Music and sound for live performances
WHAT I DO
• sound design for live performance
• live electronics
• arrangement and adaptation of classical repertoire
• flute performance combined with electronics
• atmospheres, textures, and experimental sound

I make music and sound for live productions ranging from music-theatre and contemporary ritual performance to dance-based and interdisciplinary formats. Sometimes that means working with singers or classical instruments, sometimes with dancers or body-based performance, and sometimes building textures, atmospheres, or more experimental sonic material.
A lot of my work combines live electronics with flute, so I often perform both at the same time.
APROACH
I don’t approach sound from one fixed style. Every project asks for something different, and I like responding to that. In some pieces, sound works more like a score. In others, it becomes atmosphere, tension, texture, or a kind of ritual frame around the performance.

I’m interested in performances where sound is not just accompaniment, but an active part of the structure, atmosphere, and emotional movement of the piece.
DESCENT
For DESCENT, I worked as sound designer, creating the electronic sound of the piece. What interested me from the beginning was how to make the sound feel emotionally and physically embedded in the performance, not as background music, but as part of its internal tension. I worked with textures, low-end pressure, processed breath and voice, unstable transitions, and fragments that could move between intimacy and violence.



Article: Ritual Grief in the Age of Scrolling
A lot of the material came from close recordings of breath, voice, and scream, which I then transformed until they became something more textural and spatial. The goal was to make grief and confrontation feel present in the room, not just represented on stage. Inspired by the ritual and mythic structure of the piece, but also by its connection to contemporary violence and image culture, I approached the sound as a series of emotional states rather than musical cues.
The result was a sound environment that shifts between pressure, fragility, rupture, and emptiness, always trying to stay connected to the body, the space, and the emotional movement of the performance.
DESCENT was performed twice in Berlin: first at 90mil on 8, 9, and 10 April 2025, and later at Hošek Contemporary on 1, 4, and 5 September 2025.
1781 COLLECTIVE
Since 2023, I have been part of 1781 Collective, a Berlin-based collective working with alternative formats for classical music and interdisciplinary performance. Through this collaboration, I’ve been involved in several projects that bring together classical material, live electronics, dance, theatre, and immersive staging.
LABYRINTH #6: The Rites of Spring
For this one, I reworked Stravinsky’s The Rite of Spring into a live performance format for flute, cello, piano, and electronics. Instead of making a fixed reduction, I took the orchestral score and I built a live electronic project that I could trigger and shape in real time while playing flute.

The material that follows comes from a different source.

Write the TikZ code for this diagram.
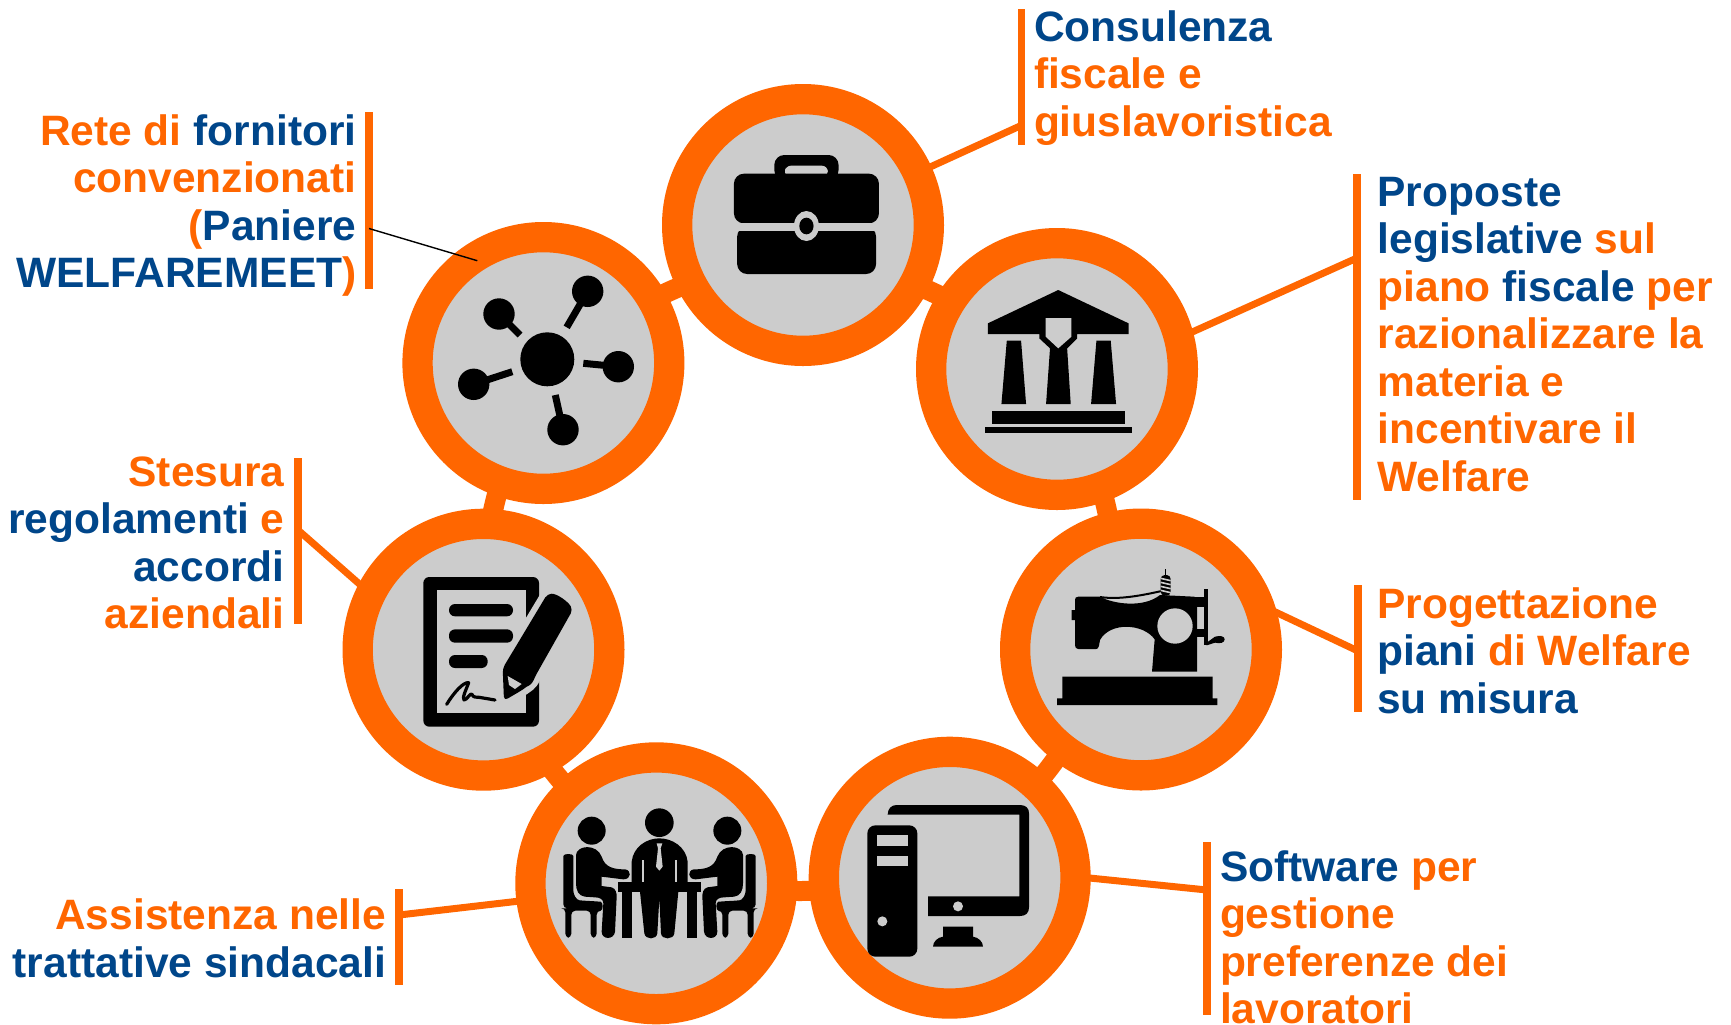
\documentclass[tikz,border=0pt]{standalone}
\usepackage{fontspec}
\setmainfont{Liberation Sans}
\definecolor{org}{HTML}{FF6600}
\definecolor{blu}{HTML}{00468A}
\definecolor{gry}{HTML}{CCCCCC}
\newcommand{\oo}[1]{\textcolor{org}{#1}}
\newcommand{\bb}[1]{\textcolor{blu}{#1}}
\tikzset{
  x=0.5pt,y=-0.5pt,
  disc/.style={circle,draw=org,fill=gry,line width=15.15pt,minimum size=125.85pt,inner sep=0pt},
  ringbase/.style={circle,draw=org,line width=10pt,minimum size=314pt,inner sep=0pt},
  barbox/.style={rectangle,fill=org,minimum width=3.75pt,inner sep=0pt},
  conn/.style={draw=org,line width=3.5pt},
  lbl/.style={font=\bfseries\fontsize{21.25}{23.75}\selectfont,inner sep=0pt,outer sep=0pt},
  lleft/.style={lbl,align=left,anchor=base west},
  lright/.style={lbl,align=right,anchor=base east},
  zoomthree/.style={x=0.16667pt,y=-0.16667pt},
  zoomone/.style={x=0.17857pt,y=-0.16667pt},
}
\begin{document}
\begin{tikzpicture}
\path[fill=white] (0,0) rectangle (1731,1024);
\useasboundingbox (0,0) rectangle (1731,1024);
% ring behind the discs
\node[ringbase] (ring) at (800,577) {};
% connector free ends
\coordinate (caseEnd) at (1020,126);
\coordinate (bankStart) at (1170,342);
\coordinate (bankEnd) at (1357,258);
\coordinate (sewStart) at (1250,600);
\coordinate (sewEnd) at (1358,651);
\coordinate (compStart) at (1070,876);
\coordinate (compEnd) at (1207,890);
\coordinate (meetStart) at (537,899);
\coordinate (meetEnd) at (399,915);
\coordinate (docStart) at (381,603);
\coordinate (docEnd) at (298,530);
\coordinate (netEnd) at (369,228.5);
\coordinate (netTip) at (477.3,260.7);
% bars
\node[barbox,minimum height=68pt] (barCase) at (1021.7,77) {};
\node[barbox,minimum height=163pt] (barBank) at (1357,337) {};
\node[barbox,minimum height=63.5pt] (barSew) at (1358,648.5) {};
\node[barbox,minimum height=86.5pt] (barComp) at (1207,928.5) {};
\node[barbox,minimum height=48pt] (barMeet) at (399,937) {};
\node[barbox,minimum height=83pt] (barDoc) at (298,541) {};
\node[barbox,minimum height=88.2pt] (barNet) at (369,200.5) {};
% discs
\coordinate (caseC) at (803,225);
\draw[conn] (caseC) -- (caseEnd);
\draw[conn] (bankStart) -- (bankEnd);
\draw[conn] (sewStart) -- (sewEnd);
\draw[conn] (compStart) -- (compEnd);
\draw[conn] (meetStart) -- (meetEnd);
\draw[conn] (docStart) -- (docEnd);
\node[disc] (case) at (803,225) {};
\node[disc] (bank) at (1057,369) {};
\node[disc] (net) at (543.4,363) {};
\node[disc] (sew) at (1141,649.5) {};
\node[disc] (doc) at (483.5,649.7) {};
\node[disc] (meet) at (656.3,883.3) {};
\node[disc] (comp) at (949.7,877.7) {};
\draw[black,line width=0.7pt] (netEnd) -- (netTip);
% ---------- briefcase
\begin{scope}[shift={(660,80)},zoomone]
\fill[black,rounded corners=5pt] (320,300) -- (320,225) -- (500,225) -- (500,300) -- cycle;
\fill[gry,rounded corners=3pt] (350,281) -- (350,257) -- (470,257) -- (470,290) -- (350,290) -- cycle;
\fill[gry] (340,281) rectangle (480,300);
\fill[black,rounded corners=5pt] (207,281) rectangle (613,430);
\fill[black,rounded corners=5pt] (216,440) rectangle (605,582);
\fill[gry] (207,430) rectangle (613,452);
\fill[gry] (410,438) ellipse [x radius=35,y radius=45];
\fill[black] (410,438) ellipse [x radius=20,y radius=25];
\end{scope}
% ---------- bank
\begin{scope}[shift={(660,80)},zoomone]
\fill[black] (1115,630) -- (1312,730) -- (1312,762) -- (1168,762) -- (1168,775) -- (1140,805) -- (1150,972) -- (1081,972) -- (1092,805) -- (1062,775) -- (1062,762) -- (918,762) -- (918,730) -- cycle;
\fill[gry] (1080,714) -- (1152,714) -- (1152,770) -- (1115,805) -- (1080,770) -- cycle;
\fill[black] (971,782) -- (1011,782) -- (1025,972) -- (956,972) -- cycle;
\fill[black] (1222,782) -- (1262,782) -- (1277,972) -- (1207,972) -- cycle;
\fill[black] (930,993) rectangle (1302,1031);
\fill[black] (910,1041) rectangle (1322,1059);
\end{scope}
% ---------- network
\begin{scope}
\fill[black] (547.3,359.3) circle [radius=27];
\foreach \p/\q in {{587.7,291.3}/{566.7,327.3},{499,314}/{520,335},{618.3,366.7}/{583.3,363.3},{473.7,384.3}/{512.3,371.7},{563,429.7}/{555.3,395}}{
  \fill[black] (\p) circle [radius=15.7];
  \draw[black,line width=3.5pt] (\p) -- (\q);
}
\end{scope}
% ---------- sewing machine
\begin{scope}[shift={(1020,530)},zoomthree]
\fill[black] (127,440) -- (578,440) -- (578,505) -- (592,505) -- (592,525) -- (111,525) -- (111,505) -- (127,505) -- cycle;
\fill[black] (175,200) -- (240,200) .. controls (280,222) and (370,235) .. (420,195) -- (522,200) .. controls (530,200) and (531,205) .. (531,210) -- (531,425) -- (396,425) -- (404,328) .. controls (370,280) and (270,275) .. (240,330) -- (237,347) .. controls (236,355) and (232,357) .. (228,357) -- (175,357) .. controls (168,357) and (165,352) .. (165,345) -- (165,270) -- (155,270) -- (155,240) -- (165,240) -- (165,210) .. controls (165,203) and (168,200) .. (175,200) -- cycle;
\fill[gry] (465,288) circle [radius=53];
\fill[black] (525,230) rectangle (551,200);
\fill[black] (525,298) rectangle (551,320);
\fill[black] (551,178) rectangle (563,346);
\fill[black] (560,338) -- (585,320) .. controls (600,316) and (614,318) .. (614,328) .. controls (614,338) and (600,342) .. (585,338) -- (560,346) -- cycle;
\draw[black,line width=1pt] (240,201) .. controls (300,210) and (370,195) .. (425,183);
\draw[black,line width=0.5pt] (437,117) -- (437,140);
\fill[black,rounded corners=2pt] (422,135) rectangle (452,197);
\foreach \yy in {145,157,169,181}{ \draw[gry,line width=0.8pt] (422,\yy) -- (452,\yy+7); }
\end{scope}
% ---------- document
\begin{scope}[shift={(360,530)},zoomthree]
\fill[black,rounded corners=3pt] (190,141) rectangle (537,590);
\fill[gry] (230,181) rectangle (497,550);
\fill[black,rounded corners=3pt] (267,222) rectangle (459,259);
\fill[black,rounded corners=3pt] (267,298) rectangle (459,338);
\fill[black,rounded corners=3pt] (267,375) rectangle (383,414);
\draw[black,line width=1.6pt,line cap=round,line join=round] (260,523) .. controls (280,490) and (310,455) .. (326,458) .. controls (320,475) and (305,505) .. (312,510) .. controls (320,510) and (330,490) .. (335,492) .. controls (340,505) and (350,500) .. (358,502) -- (405,510);
\path[draw=gry,fill=black,line width=6pt,line join=round] (562,192) .. controls (590,190) and (625,215) .. (638,240) -- (525,440) .. controls (515,465) and (500,470) .. (490,478) -- (432,512) -- (428,415) -- cycle;
\fill[black,rounded corners=2pt] (562,192) .. controls (590,190) and (625,215) .. (638,240) -- (525,440) .. controls (515,465) and (500,470) .. (490,478) -- (432,512) -- (428,415) -- cycle;
\fill[gry] (443,438) -- (485,462) -- (465,477) -- (447,465) -- cycle;
\end{scope}
% ---------- meeting
\begin{scope}[shift={(540,780)},zoomthree]
\fill[black] (358,128) circle [radius=43];
\fill[black] (155,152) circle [radius=42];
\fill[black] (562,152) circle [radius=42];
% table
\fill[black] (233,307) rectangle (483,335);
\fill[black] (247,335) rectangle (275,473);
\fill[black] (441,335) rectangle (470,473);
% centre man
\fill[black] (275,310) -- (275,245) .. controls (280,200) and (320,175) .. (358,175) .. controls (396,175) and (438,200) .. (443,245) -- (443,310) -- (415,335) -- (403,460) .. controls (400,480) and (365,480) .. (363,460) -- (358,355) -- (352,460) .. controls (350,480) and (316,480) .. (313,460) -- (300,335) -- cycle;
\fill[gry] (350,190) -- (367,190) -- (362,205) -- (368,260) -- (358,272) -- (348,260) -- (354,205) -- cycle;
\fill[gry] (307,240) rectangle (312,305);
\fill[gry] (405,240) rectangle (410,305);
% side figures
\foreach \sx/\ox in {1/0,-1/717}{
\begin{scope}[shift={(\ox*0.16667pt,0)},x=\sx*0.16667pt]
\fill[black,rounded corners=2pt] (70,360) -- (70,240) .. controls (70,220) and (100,220) .. (100,240) -- (100,320) .. controls (100,345) and (110,360) .. (130,362) -- (170,364) .. controls (190,366) and (190,392) .. (170,392) -- (170,473) -- (152,473) -- (152,392) -- (94,392) -- (94,473) -- (76,473) -- (76,385) -- (70,385) -- cycle;
\fill[black] (108,225) .. controls (110,195) and (170,190) .. (185,230) .. controls (195,262) and (220,268) .. (255,268) .. controls (275,270) and (275,298) .. (250,298) -- (185,290) -- (185,318) -- (215,322) .. controls (228,326) and (230,340) .. (230,350) -- (225,455) .. controls (222,480) and (185,480) .. (185,455) -- (190,370) .. controls (190,358) and (180,352) .. (165,352) -- (135,350) .. controls (115,348) and (108,330) .. (108,310) -- cycle;
\end{scope}
}
\end{scope}
% ---------- computer
\begin{scope}[shift={(840,780)},zoomthree]
\fill[black,rounded corners=4pt] (82,136) rectangle (232,530);
\fill[gry] (111,166) rectangle (203,197);
\fill[gry] (111,227) rectangle (203,258);
\fill[gry] (127,424) circle [radius=15];
\fill[black] (143,104) .. controls (143,85) and (155,75) .. (170,75) -- (540,75) .. controls (558,75) and (567,85) .. (567,100) -- (567,382) .. controls (567,398) and (558,408) .. (540,408) -- (264,408) -- (264,349) -- (538,349) -- (538,104) -- cycle;
\fill[gry] (354,379) circle [radius=15];
\fill[black] (309,440) -- (399,440) -- (399,470) .. controls (415,472) and (429,485) .. (429,500) -- (279,500) .. controls (279,485) and (293,472) .. (309,470) -- cycle;
\end{scope}
% ---------- labels (position = baseline of last line)
\node[lleft] (tCase) at (1034,136.2) {\bb{Consulenza}\\\oo{fiscale e}\\\oo{giuslavoristica}};
\node[lleft] (tBank) at (1377.6,491.3) {\bb{Proposte}\\\bb{legislative} \oo{sul}\\\oo{piano} \bb{fiscale} \oo{per}\\\oo{razionalizzare la}\\\oo{materia e}\\\oo{incentivare il}\\\oo{Welfare}};
\node[lleft] (tSew) at (1377.3,713.3) {\oo{Progettazione}\\\bb{piani} \oo{di Welfare}\\\bb{su misura}};
\node[lleft] (tComp) at (1220,1023.6) {\bb{Software} \oo{per}\\\oo{gestione}\\\oo{preferenze dei}\\\oo{lavoratori}};
\node[lright] (tMeet) at (386,977) {\oo{Assistenza nelle}\\\bb{trattative sindacali}};
\node[lright] (tDoc) at (284.5,628.6) {\oo{Stesura}\\\bb{regolamenti} \oo{e}\\\bb{accordi}\\\oo{aziendali}};
\node[lright] (tNet) at (356.5,287.5) {\oo{Rete di} \bb{fornitori}\\\oo{convenzionati}\\\oo{(}\bb{Paniere}\\\bb{WELFAREMEET}\oo{)}};
\end{tikzpicture}
\end{document}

The first version was created together with dancers and centered around the idea of sacrifice. Later, the piece developed further in a performance at Kasseler Musiktage, where we presented a longer version. This one focused more on the music itself and less on the choreography, which gave the material a different kind of intensity. We are now working toward a larger version with full choreography.
“Von einem Elektronik-Pult werden heftige Perkussion und Klänge zugespielt. Die hämmernden Rhythmen und Akkorde aus Igor Strawinskys Skandalmusik „Le sacre du printemps“ treiben den Puls.” Kasseler Musiktage
MYSTERIUM: Enter the Void
For this performance I created an arrangement based on Schubert’s Winterreise for baritone, flute, and live electronics. In this project I performed flute while also playing the electronic part live, which is something I’m especially interested in: keeping both the acoustic and electronic layers active and present at the same time.
LABYRINTH #5: Melancholia
For my first project with the 1781 Collective, I made a live arrangement inspired by Lucia di Lammermoor for opera voice, flute, and electronics. It was my first performance with 1781 Collective, and it set the tone for a way of working that I’ve continued developing since then: using classical material as a starting point, but transforming it through live performance and electronics.